Suppose I want to to find the local minima of a logdet function $\mathcal{L}$ with respect to a Matrix $\mathbf{A}$, $$ \mathcal{L} = \log\vert \mathbf{I} + \mathbf{A}\mathbf{S} \vert - \mathbf{q}^T(\mathbf{A}^{-1} + \mathbf{S})^{-1} \mathbf{q}, $$ where $\mathbf{S}$ is a Symmetric Positive Semi-Definite Matrix, $\mathbf{q}$ is a column vector, $\mathbf{I}$ is an identity matrix. I could find the local minima of $\mathcal{L}$ by solving, $$ \min_\mathbf{A} \mathcal{L} \qquad \rightarrow \qquad \frac{\partial \mathcal{L}}{\partial \mathbf{A}} = \mathbf{0}. $$ the closed form solution of $\mathbf{A}$ ($\frac{\partial \mathcal{L}}{\partial \mathbf{A}} = \mathbf{0}$) can be derived, $$ \mathbf{A} = \mathbf{S}^{-1}(\mathbf{S} - \mathbf{q}\mathbf{q}^T)\mathbf{S}^{-1} $$
The questions are
Given $\mathbf{S}$ a positive definite matrix, $\mathbf{qq}^T$ a rank one positive semi-definite matrix, what's the condition that $\mathbf{A} = \mathbf{S}^{-1}(\mathbf{S} - \mathbf{q}\mathbf{q}^T)\mathbf{S}^{-1}$ being a PD(or PSD) matrix ? Is $\mathrm{Trace}[\mathbf{A}] > 0$ sufficient ?

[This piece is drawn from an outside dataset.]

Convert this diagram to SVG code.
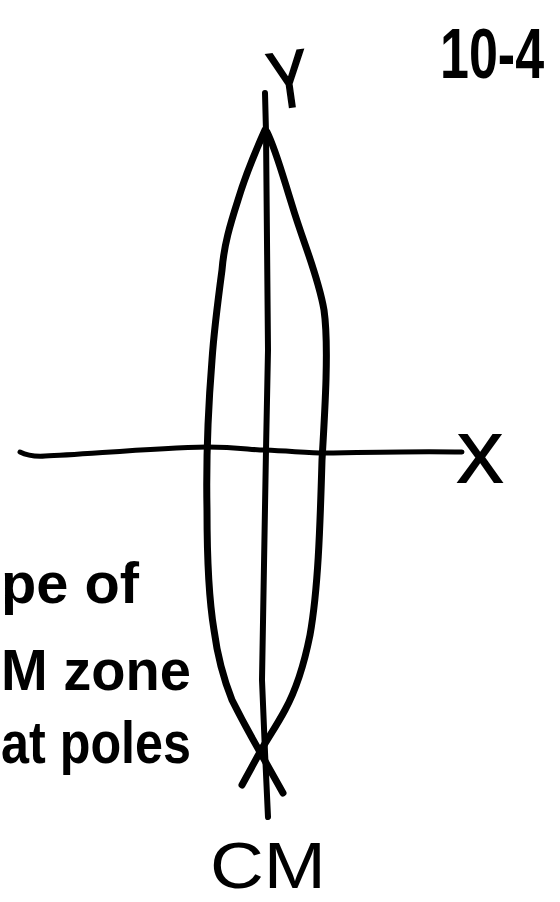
<svg xmlns="http://www.w3.org/2000/svg" width="560" height="902" viewBox="0 0 560 902">
<style>
.ln{fill:none;stroke:#000;stroke-linecap:round;stroke-linejoin:round}
.bold{font-family:"Liberation Sans",Arial,sans-serif;font-weight:bold;fill:#000}
.reg{font-family:"Liberation Sans",Arial,sans-serif;fill:#000}
</style>
<rect width="560" height="902" fill="#fff"/>
<g id="connectors">
<path id="y-axis" class="ln" stroke-width="6" d="M265,93 L266,132 L268,350 L266,450 L262,680 L265,752 L268,817"/>
<path id="x-axis" class="ln" stroke-width="5" d="M20,452 Q30,457 45,456 C80,455 150,448 207,447 C240,447 250,450 265,450 C290,451 310,453 325,453 C380,452 420,451 462,452"/>
<path id="lens-left" class="ln" stroke-width="7" d="M265,130 C256,150 244,180 238,200 C230,225 224,245 222,270 C218,300 214,330 212,360 C208,410 206,460 207,510 C207,560 209,600 214,630 C218,660 224,680 232,700 C242,720 252,738 260,752 L283,793"/>
<path id="lens-right" class="ln" stroke-width="7" d="M267,132 C276,150 284,180 292,205 C304,245 318,275 324,310 C329,345 325,410 322,460 C320,530 318,590 310,635 C304,665 296,690 285,710 C277,725 268,738 260,752 L242,785"/>
</g>
<g id="label-y"><text class="reg" x="268" y="107" font-size="80" stroke="#000" stroke-width="2" transform="rotate(-8 288 76)" textLength="40" lengthAdjust="spacingAndGlyphs">Y</text></g>
<g id="label-x"><text class="reg" x="457" y="482" font-size="68" stroke="#000" stroke-width="2" textLength="46" lengthAdjust="spacingAndGlyphs">X</text></g>
<g id="label-10-4" transform="translate(440,78) scale(1,1.35)"><text class="bold" x="0" y="0" font-size="52">10-4</text></g>
<g id="label-cm"><text class="reg" x="210" y="888" font-size="64" textLength="116" lengthAdjust="spacingAndGlyphs">CM</text></g>
<g id="note">
<text class="bold" x="1" y="603" font-size="58" textLength="138" lengthAdjust="spacingAndGlyphs">pe of</text>
<text class="bold" x="1" y="690" font-size="58" textLength="190" lengthAdjust="spacingAndGlyphs">M zone</text>
<text class="bold" x="1" y="763" font-size="60" textLength="190" lengthAdjust="spacingAndGlyphs">at poles</text>
</g>
</svg>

How to analyze the stationary point of the partial derivatives $\frac{\partial \mathcal{L}}{\partial \mathbf{A}} = \mathbf{0}$ ?
As you have used $S^{-1}$ to define $A$, presumably $S$ is positive definite. Now $A$ is p.s.d. if and only if $S-qq^T$ is p.s.d.. Let $Q$ be a real orthogonal matrix with $q/\|q\|$ as its first column. Then $$ B=Q^T(S-qq^T)Q=\pmatrix{\frac{q^TSq}{\|q\|^2}-\|q\|^2 & v^T\\ v&C} $$ for some vector $v$ and some positive definite matrix $C$. Therefore $B$ is p.s.d if and only if $\det(B)\ge0$. Using Schur complement, we get $\det(B)=\det(C)\left(\frac{q^TSq}{\|q\|^2}-\|q\|^2-v^TC^{-1}v\right)$. Therefore $A$ is p.s.d. if and only if $\frac{q^TSq}{\|q\|^2}-\|q\|^2-v^TC^{-1}v\ge0$.
As for the second question, I have no idea what you are asking.